René Schérer résume pour nous quelques-unes des lettres qu'il associe à des idées philosophiques. Le F devient fiction parce que "la droite mathématique et le cercle sont des fictions. Ils n'existent pas dans la réalité. C'est la fiction qui est la réalité même". Le J signifie la joie car "découvrir une idée, avoir une idée, c'est là que la joie se manifeste. Sortir de la difficulté de penser, de la confusion mentale, cela suffit à légitimer l'existence de l'activité humaine". Et le P n'est autre que pétrole, car "il faudrait chercher le renouvellement des sources d'énergie.

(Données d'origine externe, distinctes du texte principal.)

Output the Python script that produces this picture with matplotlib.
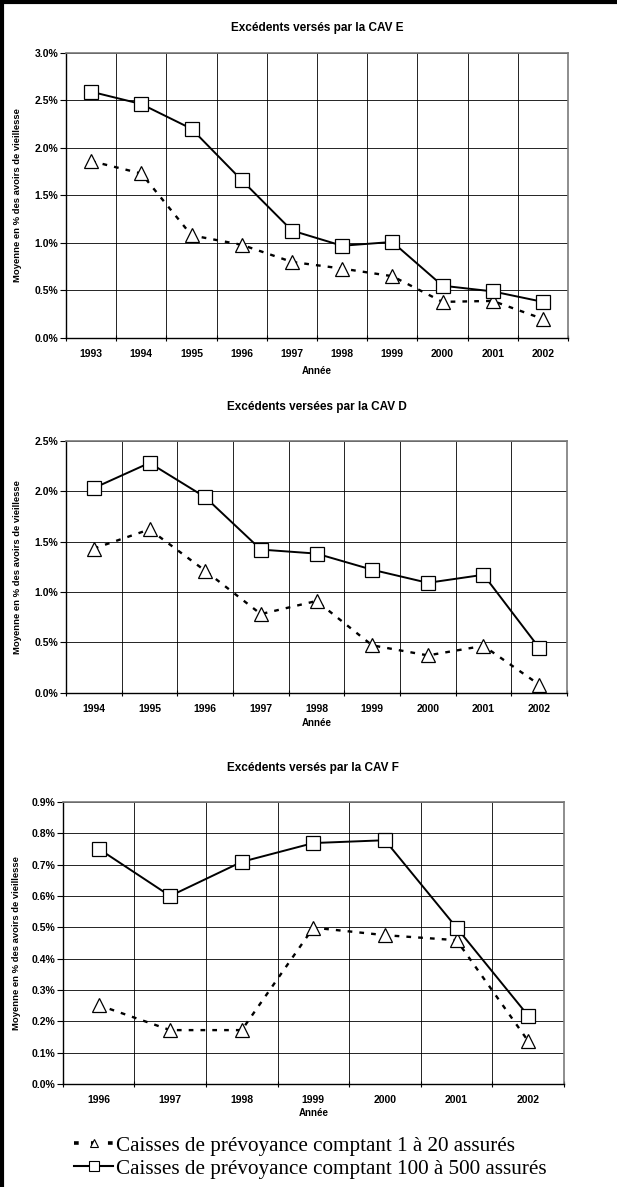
import matplotlib.pyplot as plt
from matplotlib.ticker import FuncFormatter, MultipleLocator
from matplotlib.lines import Line2D
import numpy as np

plt.rcParams['font.family'] = ['Liberation Sans', 'DejaVu Sans']
plt.rcParams['font.weight'] = 'bold'

# CAV E
years_e = [1993, 1994, 1995, 1996, 1997, 1998, 1999, 2000, 2001, 2002]
small_e = [1.86, 1.73, 1.08, 0.98, 0.80, 0.73, 0.65, 0.38, 0.39, 0.20]
large_e = [2.59, 2.46, 2.20, 1.66, 1.13, 0.97, 1.01, 0.55, 0.49, 0.38]

# CAV D
years_d = [1994, 1995, 1996, 1997, 1998, 1999, 2000, 2001, 2002]
small_d = [1.43, 1.62, 1.21, 0.78, 0.91, 0.47, 0.37, 0.465, 0.08]
large_d = [2.03, 2.28, 1.94, 1.42, 1.38, 1.22, 1.09, 1.17, 0.445]

# CAV F
years_f = [1996, 1997, 1998, 1999, 2000, 2001, 2002]
small_f = [0.252, 0.172, 0.172, 0.499, 0.475, 0.459, 0.137]
large_f = [0.751, 0.600, 0.709, 0.769, 0.778, 0.499, 0.218]

titles = ["Excédents versés par la CAV E",
          "Excédents versées par la CAV D",
          "Excédents versés par la CAV F"]
ylabel = "Moyenne en % des avoirs de vieillesse"
xlabel = "Année"
legend_labels = ["Caisses de prévoyance comptant 1 à 20 assurés",
                 "Caisses de prévoyance comptant 100 à 500 assurés"]

W, H = 617.0, 1187.0
fig = plt.figure(figsize=(W / 100, H / 100), dpi=100)

small_style = dict(color='black', lw=1.7, ls=(0, (2.0, 3.0)), marker='^', ms=10,
                   mfc='white', mec='black', mew=0.9)
large_style = dict(color='black', lw=1.4, marker='s', ms=9.5,
                   mfc='white', mec='black', mew=0.9)


def draw_chart(rect, years, small, large, ymax, ystep, title, title_y, xlab_y, ylab_x):
    # rect = (left, right, top, bottom) in pixels
    ax = fig.add_axes([rect[0] / W, 1 - rect[3] / H, (rect[1] - rect[0]) / W, (rect[3] - rect[2]) / H])
    x = np.arange(len(years))
    ax.plot(x, small, zorder=3, **small_style)
    ax.plot(x, large, zorder=4, **large_style)
    ax.set_xlim(-0.5, len(years) - 0.5)
    ax.set_ylim(0, ymax)
    ax.set_xticks(x)
    ax.set_xticklabels([str(y) for y in years], fontsize=7.5)
    ax.set_xticks(np.arange(len(years) + 1) - 0.5, minor=True)
    ax.tick_params(axis='x', which='major', length=0, pad=8)
    ax.tick_params(axis='x', which='minor', length=5, direction='inout', width=0.8)
    ax.yaxis.set_major_locator(MultipleLocator(ystep))
    ax.yaxis.set_major_formatter(FuncFormatter(lambda v, p: '%.1f%%' % v))
    ax.tick_params(axis='y', length=4, pad=1.5, labelsize=7.5, width=0.8)
    ax.grid(True, which='minor', axis='x', color='black', lw=0.6)
    ax.grid(True, which='major', axis='y', color='black', lw=0.6)
    ax.set_axisbelow(True)
    for s in ['top', 'right']:
        ax.spines[s].set_color('#7a7a7a')
        ax.spines[s].set_linewidth(1.2)
    for s in ['left', 'bottom']:
        ax.spines[s].set_linewidth(1.0)
    cx = (rect[0] + rect[1]) / 2 / W
    fig.text(cx, 1 - title_y / H, title, ha='center', va='center', fontsize=8.5)
    fig.text(cx, 1 - xlab_y / H, xlabel, ha='center', va='center', fontsize=7)
    fig.text(ylab_x / W, 1 - (rect[2] + rect[3]) / 2 / H, ylabel, ha='center', va='center',
             rotation=90, fontsize=6.8)
    return ax


draw_chart((66, 568, 52.7, 338), years_e, small_e, large_e, 3.0, 0.5, titles[0], 28, 371, 18)
draw_chart((66, 567, 440.7, 692.7), years_d, small_d, large_d, 2.5, 0.5, titles[1], 407, 723, 18)
draw_chart((62.7, 564, 802, 1084), years_f, small_f, large_f, 0.9, 0.1, titles[2], 768, 1113, 16.5)

handles = [Line2D([], [], color='black', lw=2.6, ls=(0, (1.3, 3.4)), marker='^', ms=6,
                  mfc='white', mec='black', mew=0.8),
           Line2D([], [], color='black', lw=1.5, marker='s', ms=7,
                  mfc='white', mec='black', mew=0.8)]
fig.legend(handles, legend_labels, loc='upper left', bbox_to_anchor=(74 / W, 1 - 1136 / H),
           frameon=False, prop={'family': 'Liberation Serif', 'size': 15.2, 'weight': 'normal'},
           handlelength=1.85, handletextpad=0.15, labelspacing=0.15, borderpad=0, borderaxespad=0)

# page frame (left and top)
fig.add_artist(Line2D([2 / W, 2 / W], [0, 1], transform=fig.transFigure, color='black', lw=3))
fig.add_artist(Line2D([0, 1], [1 - 2 / H, 1 - 2 / H], transform=fig.transFigure, color='black', lw=3))

fig.savefig('out.png', dpi=100)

Repenser le développement économique".
Le Q est une querelle, dans l'idée que "le consensus est une idiotie. La querelle et le différent sont nécessaires à la démocratie elle-même". Le V est une vengeance, selon "qu'il faudrait ébranler la certitude du juge. Sinon on risque de revenir à un monde rempli de certitudes comme à l'époque de l'Inquisition". Quant au T, il devient tout puisque "l'univers est saisi à partir de son tout. Penser, c'est aller au tout".
C'est dans une volonté d'interroger le spectateur, de l'interpeller et de le troubler dans le courant de ses multiples réflexions quotidiennes que la réalisatrice Suzy Cohen voulut faire un film basé sur l'écoute, la parole, et l'interrogation de la pensée. C'est pourquoi elle fit immédiatement appel à René Schérer, éminent philosophe, mais "ce qui m’intéresse, ce n’est pas son savoir mais la façon dont il regarde, la façon dont il décrypte le monde contemporain, la manière dont il s’interroge sur celui-ci, sa curiosité constamment en éveil".
L'alphabet va servir, selon la cinéaste, de cadre aux pensées du philosophe : "il va me permettre de donner une meilleure compréhension de la vie, de ses résonances, de ses élégances" précise-t-elle. L'image ne sert pas quant à elle l'idée qui découle de la lettre, n'est pas faite pour l'illustrer, mais pour laisser "le public faire ses rapprochements, créer des ponts entre une idée et une autre, en laissant leur esprit vagabonder pour mieux se fixer sur une idée et la développer, l’amener à s’interroger".